What is Most Significant Votes?

Most Significant Votes highlights the key AGM decisions that matter to asset owners and on which they might wish to hold their fund managers accountable. By tracking shareholder dissent at the world's largest companies, we provide unique insight into how mainstream investors are actually voting – insight that isn't readily available elsewhere.

What makes this analysis unique is its rigorous methodology: we adjust for free float and voting rights distortions to isolate the votes of investors who are voting freely, filtering out block shareholders with board representation and dual-class share structures. This means we're showing you what independent institutional investors are really thinking, not just the headline voting figures that can be skewed by insiders and controlling shareholders.

For asset owners, it's a vital tool for understanding how investment managers are exercising their stewardship responsibilities on behalf of their clients. For asset managers, it offers essential context on voting patterns and peer behaviour, helping them understand the signals that matter most to their clients and the broader market.

What to expect

Starting next week, we'll be covering the Southern Hemisphere voting season, along with the handful of Northern Hemisphere meetings that occur at the same time – and we already know there'll be some fascinating ones over the coming month and a half. As usual for the series this season, we'll run fortnightly through to early December.

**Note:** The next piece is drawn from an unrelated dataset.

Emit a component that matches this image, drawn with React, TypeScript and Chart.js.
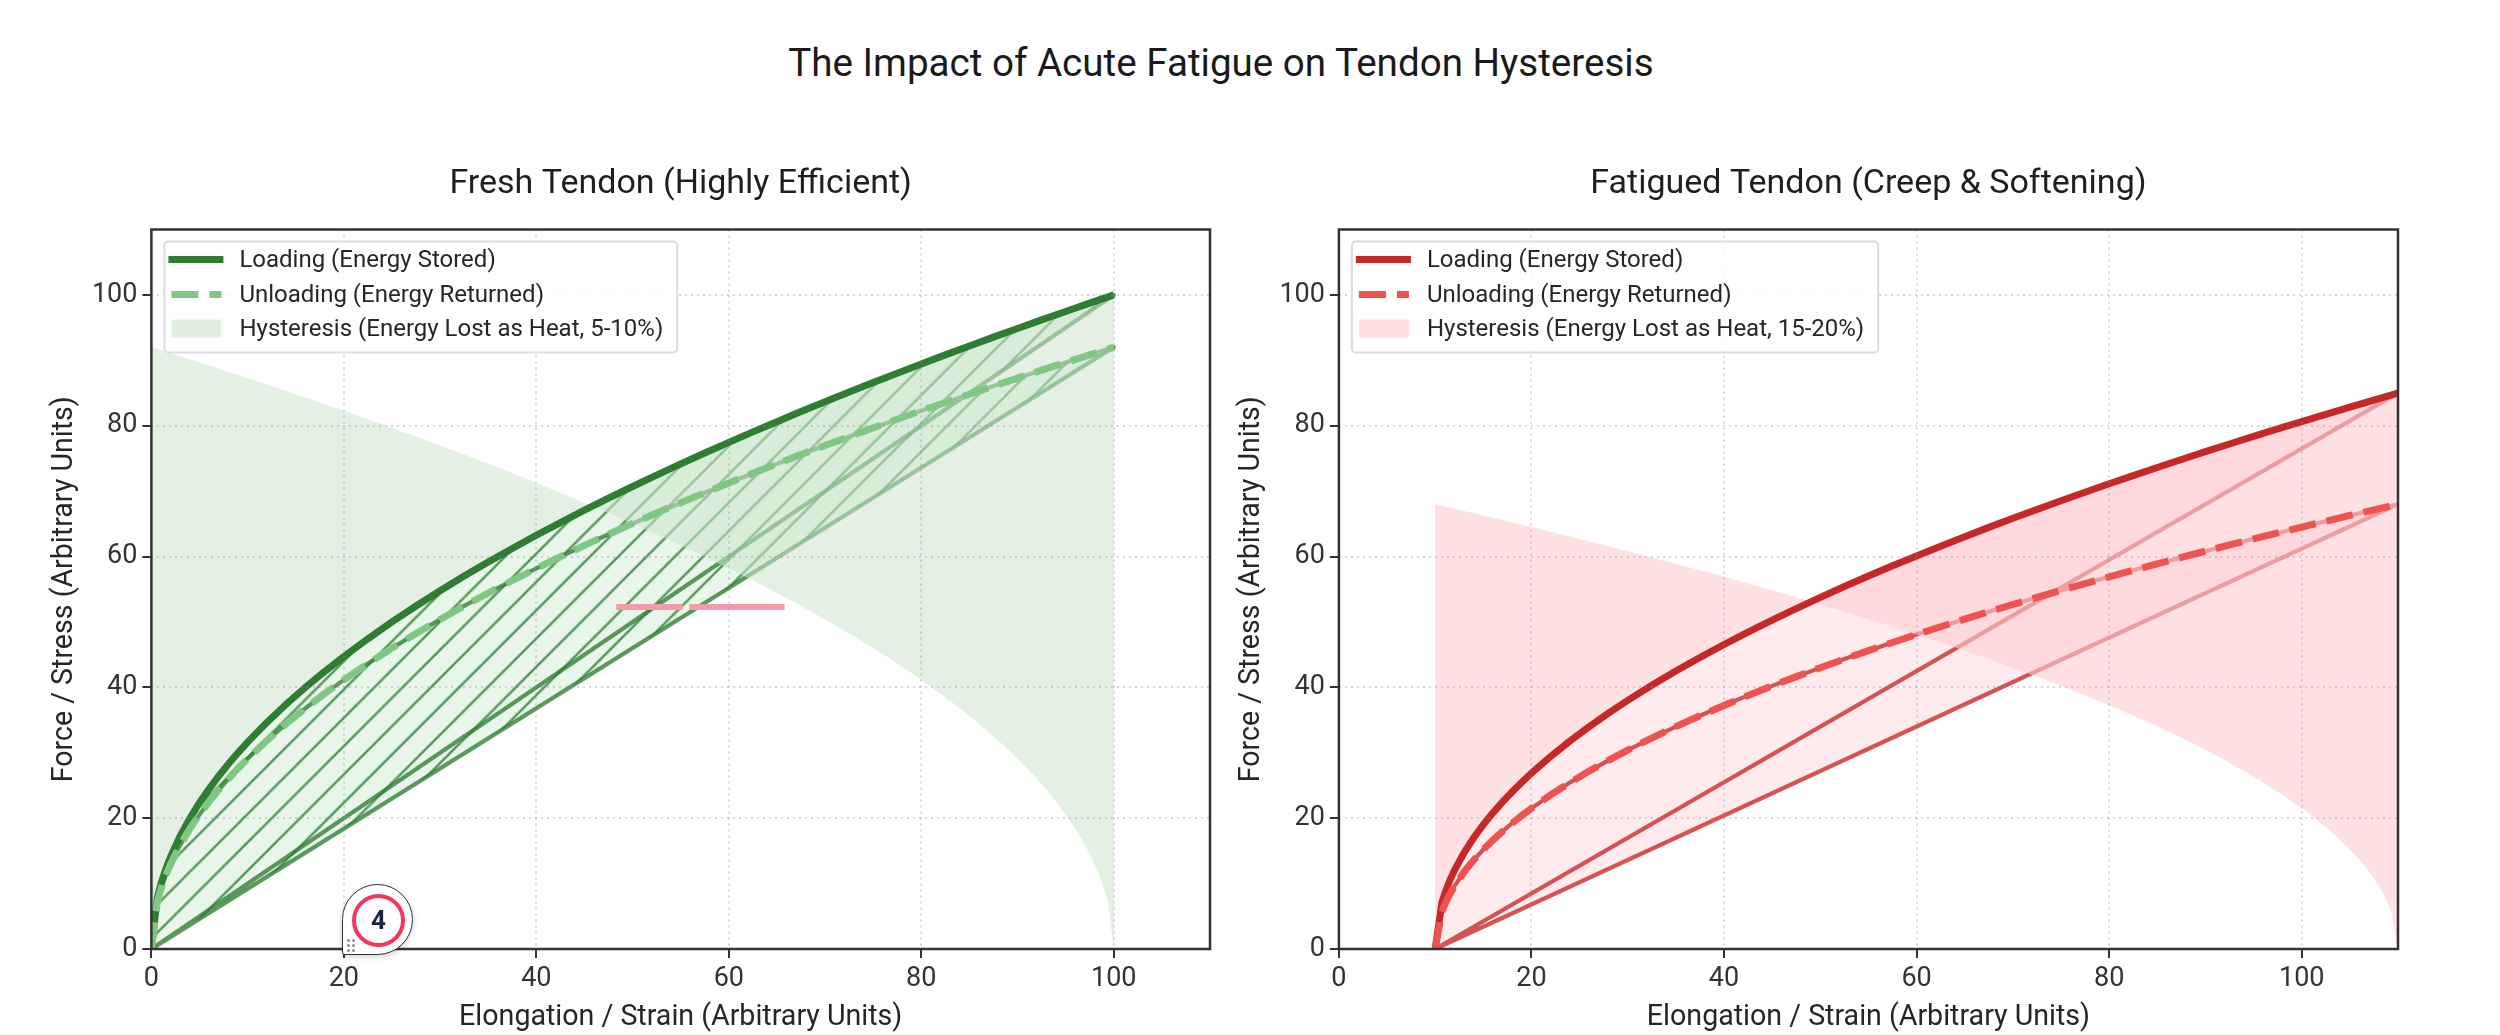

Understanding the data: Rules and limitations

We believe in transparency, so here's how we capture and report on significant votes – along with the limitations of our approach:

  1. Disclosure: We're dependent on company disclosures for the data we capture. Many markets, particularly emerging markets, don't report detailed vote data at all. While some companies disclose voluntarily, coverage is patchy, so ours is too.

  2. Timing: We rely on disclosure timing. Some markets (Canada, Australia, UK) report voting results same-day. Others, notably the US, take several days. That's why each blog covers a spread of AGM dates – they're included as they become available.

  3. Materiality: This is Most Significant Votes, so we tend to focus on votes at the world’s largest companies. There may be big votes at relatively small companies that don’t get captured, though we flex the exact size threshold for each market to give a better geographical spread.

  4. Issues covered: We capture votes that require real investor judgement: shareholder resolutions, say-on-climate votes, director appointments, remuneration, related party transactions, and audit issues. Public campaigns get extra attention. We typically don't focus on mechanical votes like capital structure.

  5. Scale of vote: The biggest driver for inclusion is the scale of shareholder dissent – votes against management resolutions or for shareholder resolutions. We use relative thresholds that consider what's typical for each resolution type.

  6. Balance: We limit votes captured per meeting, selecting representative samples when there are multiple large dissenting votes on similar resolutions. Our aim is accountability, and representative samples serve this best.

  7. Abstentions count: Our dissent figures include abstentions – they're contrary to board recommendations, so we count them.

  8. Broker non-votes don't: US brokers can vote client shares without instructions on certain resolutions (notably auditor reappointments). We exclude these since they weren't actually cast by investors.

  9. Adjustments for free float: We aim to isolate votes from investors voting freely, excluding only block shareholders with board representation who consistently vote with management. We use our best judgement and err on the side of conservatism.

  10. Adjustments for voting rights: We try to address distortions from dual-class structures and "loyalty" shares to better understand mainstream public market investor sentiment.

 

The meetings and votes we report represent a carefully selected subset of wider data we capture to identify the Most Significant Votes.